### Data ###

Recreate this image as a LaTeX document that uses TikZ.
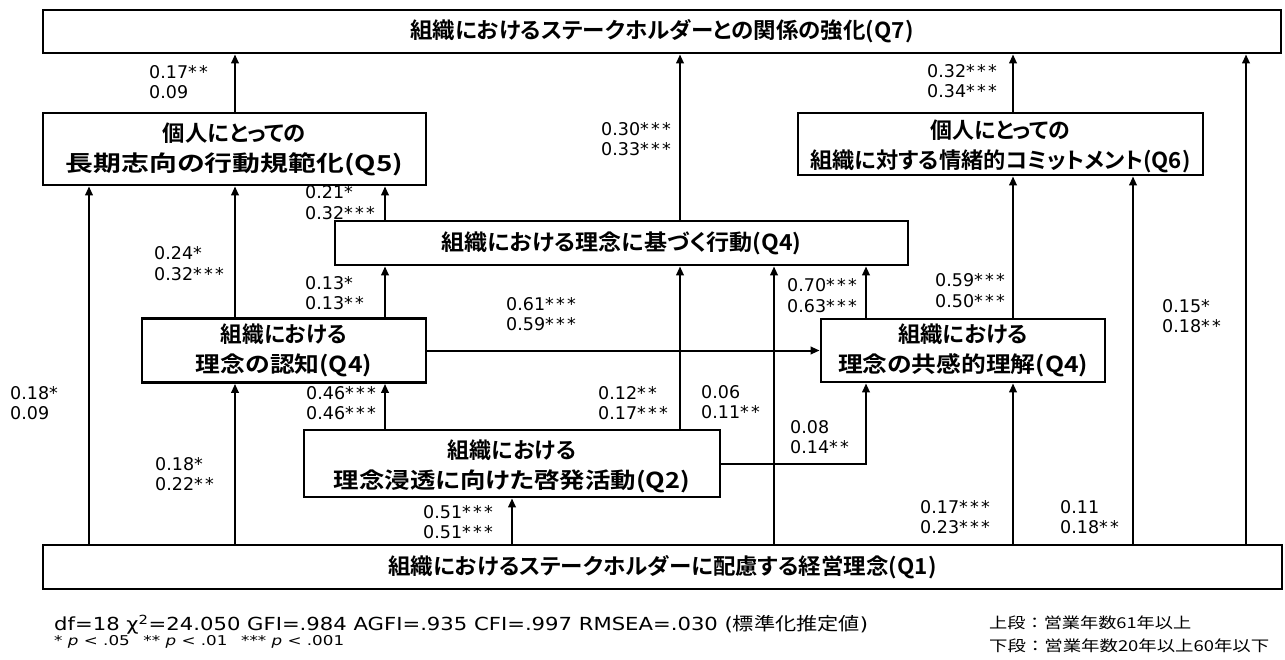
\documentclass[tikz,border=0pt]{standalone}
\usepackage{fontspec}
\usepackage{graphicx}
\setmainfont{DejaVu Sans}
\newfontfamily\jpb{Noto Sans CJK JP Bold}[RawFeature=+palt]
\newfontfamily\jpn{Noto Sans CJK JP}
\usetikzlibrary{arrows.meta}
\newcommand{\fw}[2]{\resizebox{#1pt}{\height}{#2}}
\newcommand{\astA}{*\kern2.2pt}
\newcommand{\astB}{\astA\astA}
\newcommand{\astC}{\astA\astA\astA}
\newcommand{\lowtext}[2]{\raisebox{-4pt}[\height][\depth]{\begin{tabular}{@{}c@{}}#1\\#2\end{tabular}}}
\tikzset{
  box/.style={draw, line width=2.8pt, inner sep=0pt, align=center,
    font=\jpb\fontsize{22}{30}\selectfont},
  arr/.style={line width=2pt, -{Triangle[length=9pt,width=7.5pt]}},
  lbl/.style={anchor=west, align=left, inner sep=0pt,
    font=\fontsize{17.5}{20.5}\selectfont},
}
\begin{document}
\begin{tikzpicture}[x=1pt,y=-1pt]
\useasboundingbox (0,0) rectangle (1285,660);
\fill[white] (0,0) rectangle (1285,660);
% boxes
\node[box, minimum width=1238pt, minimum height=43pt] (q7) at (662,31.5) {\fw{503}{組織におけるステークホルダーとの関係の強化(Q7)}};
\node[box, minimum width=383pt, minimum height=72pt] (q5) at (234.5,149) {\fw{143}{個人にとっての}\\\fw{337}{長期志向の行動規範化(Q5)}};
\node[box, minimum width=405pt, minimum height=62pt] (q6) at (1000.5,144) {\lowtext{\fw{140}{個人にとっての}}{\fw{380}{組織に対する情緒的コミットメント(Q6)}}};
\node[box, minimum width=573pt, minimum height=44pt] (q4b) at (621.5,243) {\fw{360}{組織における理念に基づく行動(Q4)}};
\node[box, minimum width=284pt, minimum height=64pt] (q4r) at (284,350.5) {\fw{126}{組織における}\\\fw{176}{理念の認知(Q4)}};
\node[box, minimum width=284pt, minimum height=63pt] (q4e) at (963,350.5) {\fw{130}{組織における}\\\fw{250}{理念の共感的理解(Q4)}};
\node[box, minimum width=416pt, minimum height=67pt] (q2) at (512,463.5) {\lowtext{\fw{128}{組織における}}{\fw{356}{理念浸透に向けた啓発活動(Q2)}}};
\node[box, minimum width=1239pt, minimum height=44pt] (q1) at (662.5,567) {\fw{548}{組織におけるステークホルダーに配慮する経営理念(Q1)}};
% x positions of vertical connectors
\coordinate (v089) at (89,0);
\coordinate (v235) at (235,0);
\coordinate (v385) at (385,0);
\coordinate (v512) at (512,0);
\coordinate (v680) at (680,0);
\coordinate (v774) at (774,0);
\coordinate (v866) at (866,0);
\coordinate (v1013) at (1013,0);
\coordinate (v1133) at (1133,0);
\coordinate (v1246) at (1246,0);
% connectors
\draw[arr] (q5.north -| v235) -- (q7.south -| v235);
\draw[arr] (q4b.north -| v680) -- (q7.south -| v680);
\draw[arr] (q6.north -| v1013) -- (q7.south -| v1013);
\draw[arr] (q1.north -| v1246) -- (q7.south -| v1246);
\draw[arr] (q1.north -| v089) -- (q5.south -| v089);
\draw[arr] (q4r.north -| v235) -- (q5.south -| v235);
\draw[arr] (q4b.north -| v385) -- (q5.south -| v385);
\draw[arr] (q4r.north -| v385) -- (q4b.south -| v385);
\draw[arr] (q2.north -| v680) -- (q4b.south -| v680);
\draw[arr] (q1.north -| v774) -- (q4b.south -| v774);
\draw[arr] (q4e.north -| v866) -- (q4b.south -| v866);
\draw[arr] (q4r.east) -- (q4e.west);
\draw[arr] (q4e.north -| v1013) -- (q6.south -| v1013);
\draw[arr] (q1.north -| v1133) -- (q6.south -| v1133);
\draw[arr] (q1.north -| v235) -- (q4r.south -| v235);
\draw[arr] (q2.north -| v385) -- (q4r.south -| v385);
\draw[arr] (q1.north -| v512) -- (q2.south -| v512);
\draw[arr] (q2.east) -| (q4e.south -| v866);
\draw[arr] (q1.north -| v1013) -- (q4e.south -| v1013);
% coefficient labels
\node[lbl] (l1) at (149,82) {0.17\astB\\0.09};
\node[lbl] (l2) at (601,139) {0.30\astC\\0.33\astC};
\node[lbl] (l3) at (927,81) {0.32\astC\\0.34\astC};
\node[lbl] (l4) at (305,202.5) {0.21\astA\\0.32\astC};
\node[lbl] (l5) at (154,263.5) {0.24\astA\\0.32\astC};
\node[lbl] (l6) at (305,293) {0.13\astA\\0.13\astB};
\node[lbl] (l7) at (506,314) {0.61\astC\\0.59\astC};
\node[lbl] (l8) at (787,295.5) {0.70\astC\\0.63\astC};
\node[lbl] (l9) at (935,290.5) {0.59\astC\\0.50\astC};
\node[lbl] (l10) at (1162,316) {0.15\astA\\0.18\astB};
\node[lbl] (l11) at (10,403) {0.18\astA\\0.09};
\node[lbl] (l12) at (306,403) {0.46\astC\\0.46\astC};
\node[lbl] (l13) at (598,403) {0.12\astB\\0.17\astC};
\node[lbl] (l14) at (701,402) {0.06\\0.11\astB};
\node[lbl] (l15) at (790,437) {0.08\\0.14\astB};
\node[lbl] (l16) at (155,474) {0.18\astA\\0.22\astB};
\node[lbl] (l17) at (423,522) {0.51\astC\\0.51\astC};
\node[lbl] (l18) at (920,517) {0.17\astC\\0.23\astC};
\node[lbl] (l19) at (1060,517) {0.11\\0.18\astB};
% footnotes
\node[anchor=west, inner sep=0pt, font=\fontsize{18}{20}\selectfont] (fn1) at (54,625) {\fw{814}{df=18 χ\textsuperscript{2}=24.050 GFI=.984 AGFI=.935 CFI=.997 RMSEA=.030 ({\jpn 標準化推定値})}};
\node[anchor=west, inner sep=0pt, font=\fontsize{13.5}{16}\selectfont] (fn2) at (54,642) {\fw{290}{* \textit{p} < .05\enspace\ ** \textit{p} < .01\enspace\ *** \textit{p} < .001}};
\node[anchor=west, align=left, inner sep=0pt, font=\jpn\fontsize{15}{23}\selectfont] (leg) at (989,634.5) {\fw{202}{上段：営業年数61年以上}\\\fw{280}{下段：営業年数20年以上60年以下}};
\end{tikzpicture}
\end{document}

###

* Work required
Write the material out again exactly as it appears, dropping the pictures.

* Final result
Recreate this image as a LaTeX document that uses TikZ.
\documentclass[tikz,border=0pt]{standalone}
\usepackage{fontspec}
\usepackage{graphicx}
\setmainfont{DejaVu Sans}
\newfontfamily\jpb{Noto Sans CJK JP Bold}[RawFeature=+palt]
\newfontfamily\jpn{Noto Sans CJK JP}
\usetikzlibrary{arrows.meta}
\newcommand{\fw}[2]{\resizebox{#1pt}{\height}{#2}}
\newcommand{\astA}{*\kern2.2pt}
\newcommand{\astB}{\astA\astA}
\newcommand{\astC}{\astA\astA\astA}
\newcommand{\lowtext}[2]{\raisebox{-4pt}[\height][\depth]{\begin{tabular}{@{}c@{}}#1\\#2\end{tabular}}}
\tikzset{
  box/.style={draw, line width=2.8pt, inner sep=0pt, align=center,
    font=\jpb\fontsize{22}{30}\selectfont},
  arr/.style={line width=2pt, -{Triangle[length=9pt,width=7.5pt]}},
  lbl/.style={anchor=west, align=left, inner sep=0pt,
    font=\fontsize{17.5}{20.5}\selectfont},
}
\begin{document}
\begin{tikzpicture}[x=1pt,y=-1pt]
\useasboundingbox (0,0) rectangle (1285,660);
\fill[white] (0,0) rectangle (1285,660);
% boxes
\node[box, minimum width=1238pt, minimum height=43pt] (q7) at (662,31.5) {\fw{503}{組織におけるステークホルダーとの関係の強化(Q7)}};
\node[box, minimum width=383pt, minimum height=72pt] (q5) at (234.5,149) {\fw{143}{個人にとっての}\\\fw{337}{長期志向の行動規範化(Q5)}};
\node[box, minimum width=405pt, minimum height=62pt] (q6) at (1000.5,144) {\lowtext{\fw{140}{個人にとっての}}{\fw{380}{組織に対する情緒的コミットメント(Q6)}}};
\node[box, minimum width=573pt, minimum height=44pt] (q4b) at (621.5,243) {\fw{360}{組織における理念に基づく行動(Q4)}};
\node[box, minimum width=284pt, minimum height=64pt] (q4r) at (284,350.5) {\fw{126}{組織における}\\\fw{176}{理念の認知(Q4)}};
\node[box, minimum width=284pt, minimum height=63pt] (q4e) at (963,350.5) {\fw{130}{組織における}\\\fw{250}{理念の共感的理解(Q4)}};
\node[box, minimum width=416pt, minimum height=67pt] (q2) at (512,463.5) {\lowtext{\fw{128}{組織における}}{\fw{356}{理念浸透に向けた啓発活動(Q2)}}};
\node[box, minimum width=1239pt, minimum height=44pt] (q1) at (662.5,567) {\fw{548}{組織におけるステークホルダーに配慮する経営理念(Q1)}};
% x positions of vertical connectors
\coordinate (v089) at (89,0);
\coordinate (v235) at (235,0);
\coordinate (v385) at (385,0);
\coordinate (v512) at (512,0);
\coordinate (v680) at (680,0);
\coordinate (v774) at (774,0);
\coordinate (v866) at (866,0);
\coordinate (v1013) at (1013,0);
\coordinate (v1133) at (1133,0);
\coordinate (v1246) at (1246,0);
% connectors
\draw[arr] (q5.north -| v235) -- (q7.south -| v235);
\draw[arr] (q4b.north -| v680) -- (q7.south -| v680);
\draw[arr] (q6.north -| v1013) -- (q7.south -| v1013);
\draw[arr] (q1.north -| v1246) -- (q7.south -| v1246);
\draw[arr] (q1.north -| v089) -- (q5.south -| v089);
\draw[arr] (q4r.north -| v235) -- (q5.south -| v235);
\draw[arr] (q4b.north -| v385) -- (q5.south -| v385);
\draw[arr] (q4r.north -| v385) -- (q4b.south -| v385);
\draw[arr] (q2.north -| v680) -- (q4b.south -| v680);
\draw[arr] (q1.north -| v774) -- (q4b.south -| v774);
\draw[arr] (q4e.north -| v866) -- (q4b.south -| v866);
\draw[arr] (q4r.east) -- (q4e.west);
\draw[arr] (q4e.north -| v1013) -- (q6.south -| v1013);
\draw[arr] (q1.north -| v1133) -- (q6.south -| v1133);
\draw[arr] (q1.north -| v235) -- (q4r.south -| v235);
\draw[arr] (q2.north -| v385) -- (q4r.south -| v385);
\draw[arr] (q1.north -| v512) -- (q2.south -| v512);
\draw[arr] (q2.east) -| (q4e.south -| v866);
\draw[arr] (q1.north -| v1013) -- (q4e.south -| v1013);
% coefficient labels
\node[lbl] (l1) at (149,82) {0.17\astB\\0.09};
\node[lbl] (l2) at (601,139) {0.30\astC\\0.33\astC};
\node[lbl] (l3) at (927,81) {0.32\astC\\0.34\astC};
\node[lbl] (l4) at (305,202.5) {0.21\astA\\0.32\astC};
\node[lbl] (l5) at (154,263.5) {0.24\astA\\0.32\astC};
\node[lbl] (l6) at (305,293) {0.13\astA\\0.13\astB};
\node[lbl] (l7) at (506,314) {0.61\astC\\0.59\astC};
\node[lbl] (l8) at (787,295.5) {0.70\astC\\0.63\astC};
\node[lbl] (l9) at (935,290.5) {0.59\astC\\0.50\astC};
\node[lbl] (l10) at (1162,316) {0.15\astA\\0.18\astB};
\node[lbl] (l11) at (10,403) {0.18\astA\\0.09};
\node[lbl] (l12) at (306,403) {0.46\astC\\0.46\astC};
\node[lbl] (l13) at (598,403) {0.12\astB\\0.17\astC};
\node[lbl] (l14) at (701,402) {0.06\\0.11\astB};
\node[lbl] (l15) at (790,437) {0.08\\0.14\astB};
\node[lbl] (l16) at (155,474) {0.18\astA\\0.22\astB};
\node[lbl] (l17) at (423,522) {0.51\astC\\0.51\astC};
\node[lbl] (l18) at (920,517) {0.17\astC\\0.23\astC};
\node[lbl] (l19) at (1060,517) {0.11\\0.18\astB};
% footnotes
\node[anchor=west, inner sep=0pt, font=\fontsize{18}{20}\selectfont] (fn1) at (54,625) {\fw{814}{df=18 χ\textsuperscript{2}=24.050 GFI=.984 AGFI=.935 CFI=.997 RMSEA=.030 ({\jpn 標準化推定値})}};
\node[anchor=west, inner sep=0pt, font=\fontsize{13.5}{16}\selectfont] (fn2) at (54,642) {\fw{290}{* \textit{p} < .05\enspace\ ** \textit{p} < .01\enspace\ *** \textit{p} < .001}};
\node[anchor=west, align=left, inner sep=0pt, font=\jpn\fontsize{15}{23}\selectfont] (leg) at (989,634.5) {\fw{202}{上段：営業年数61年以上}\\\fw{280}{下段：営業年数20年以上60年以下}};
\end{tikzpicture}
\end{document}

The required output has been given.